Almanya Savunma Bakanı Boris Pistorius, Rusya’nın 2028 sonrasında bir NATO üyesine saldırma ihtimaline dikkat çekerek, “Barış içinde geçirdiğimiz son yazı yaşadık” ifadesini kullandı. Bu açıklama, Avrupa’da yükselen savaş gerilimine dair endişeleri bir kez daha gündeme taşıdı.
Pistorius’un bu uyarısı, askeri uzmanlar ve istihbarat birimlerinin değerlendirmeleriyle örtüşüyor. Uzmanlar, Rusya’nın önümüzdeki birkaç yıl içinde güç toplayarak NATO’nun doğu kanadındaki bir ülkeye karşı askeri harekât düzenleyebileceği görüşünde. Fransa Genelkurmay Başkanı Fabian Mandon da benzer bir zaman dilimine işaret ederek, Rusya’nın 3-4 yıl içinde harekete geçebileceğini, ancak Fransa’nın böyle bir senaryoya henüz hazır olmadığını açıkladı.
Rusya’dan Sert Tepki: “Berlin’i Dördüncü Kez de Alırız”
Rusya tarafından ise bu açıklamalara sert yanıt geldi. Rusya Komünist Partisi Lideri Gennadi Zyuganov, Almanya’nın endişelerini küçümseyerek tarihe atıfta bulundu ve “Berlin’i üç kez aldık, gerekirse dördüncü kez de alırız” şeklinde konuştu. Bu sözler, diplomatik gerilimi daha da tırmandırdı.
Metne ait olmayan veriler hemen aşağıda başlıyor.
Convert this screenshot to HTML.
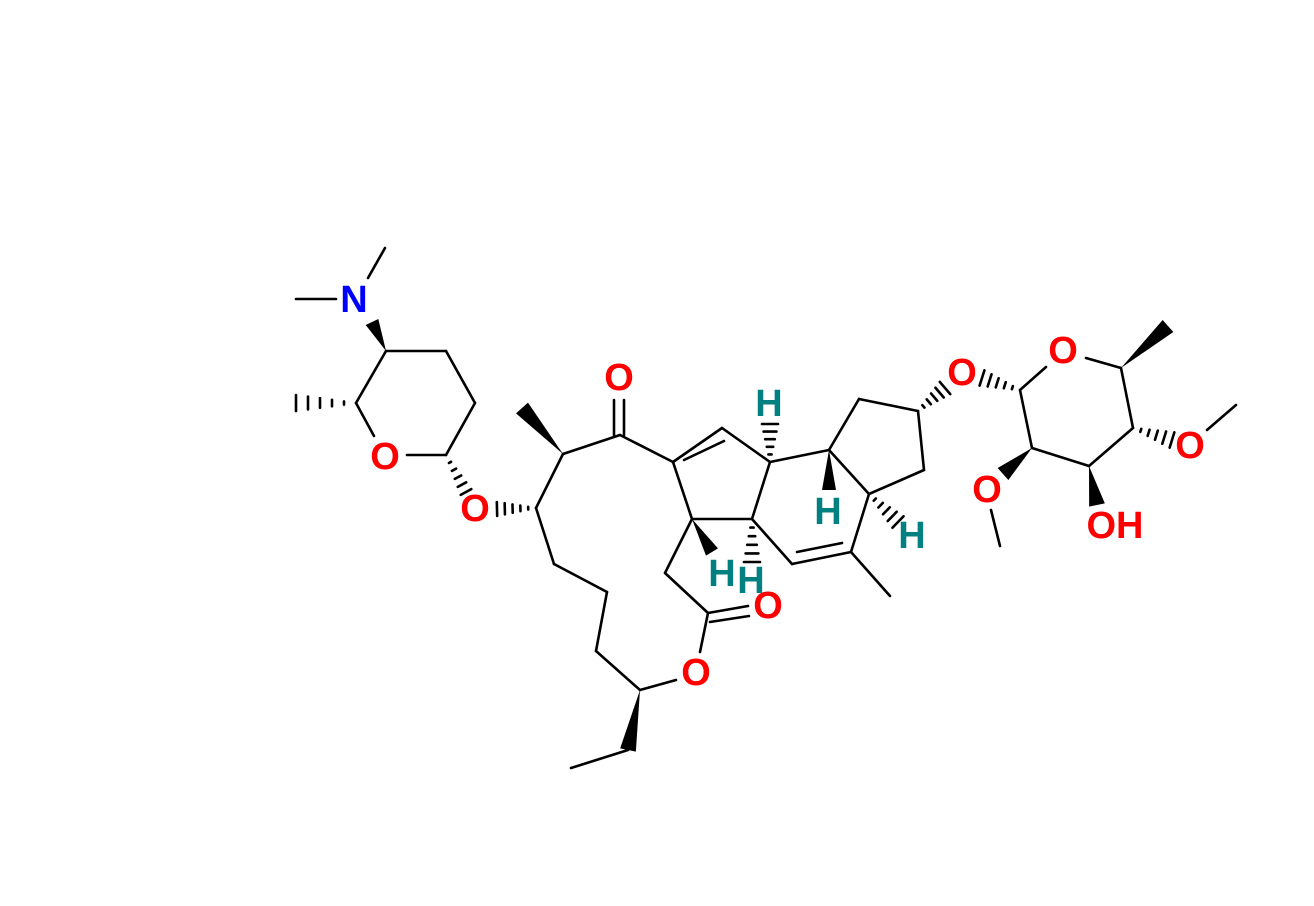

Savunma Sanayii ve Ekonomik Çıkarlar
Analistler, savaş retoriğinin arkasında güçlü ekonomik çıkarlar olduğunu vurguluyor. Savunma sanayii, devam eden çatışmalar nedeniyle hızla büyüyor ve yüksek kar marjları elde ediyor. Ukrayna’ya sağlanan bir hava savunma mühimmatının maliyeti 100 dolar civarındayken, satış fiyatının 1000 doları bulduğu belirtiliyor. Bu karlılık, savaşın devam etmesinden yana olan ekonomik baskıları artırıyor. Almanya başta olmak üzere birçok Batılı ülke, savunma bütçelerini önemli ölçüde artırma kararı aldı.
Fransa’dan Eleştiri ve Askeri Hamle
Avrupa Birliği’nin doğu sınırlarını korumak için “insansız hava aracı duvarı” projesi, Fransa Genelkurmay Başkanı tarafından eleştirildi. Mandon, askeri ihtiyaçların belirlenmesi görevinin siyasi kurumlara değil, silahlı kuvvetlere ait olduğunu ifade etti. Diğer yandan Fransa, Ukrayna’ya 2000 asker göndererek somut bir askeri adım attı. Bu tür destekler, uluslararası savaş hukuku uyarınca, bu ülkeleri “çatışan taraf” konumuna getiriyor ve Rusya’nın meşru hedef haline gelmelerine yol açabiliyor.
Artan Gerilim ve Hazırlık
Genel olarak Avrupa’da, Rusya tehdidine yönelik bir savaş korkusu hakim. Bu korku, güçlendirilen savunma politikaları, artan askeri bütçeler ve harbe hazırlık çalışmalarıyla somutlaşıyor. Ancak, savaşın devam etmesinden ekonomik çıkar sağlayan savunma sanayii kompleksinin rolü ve siyasi çıkar çatışmaları, bu krizin arka planındaki en tartışmalı unsurlar olarak öne çıkıyor.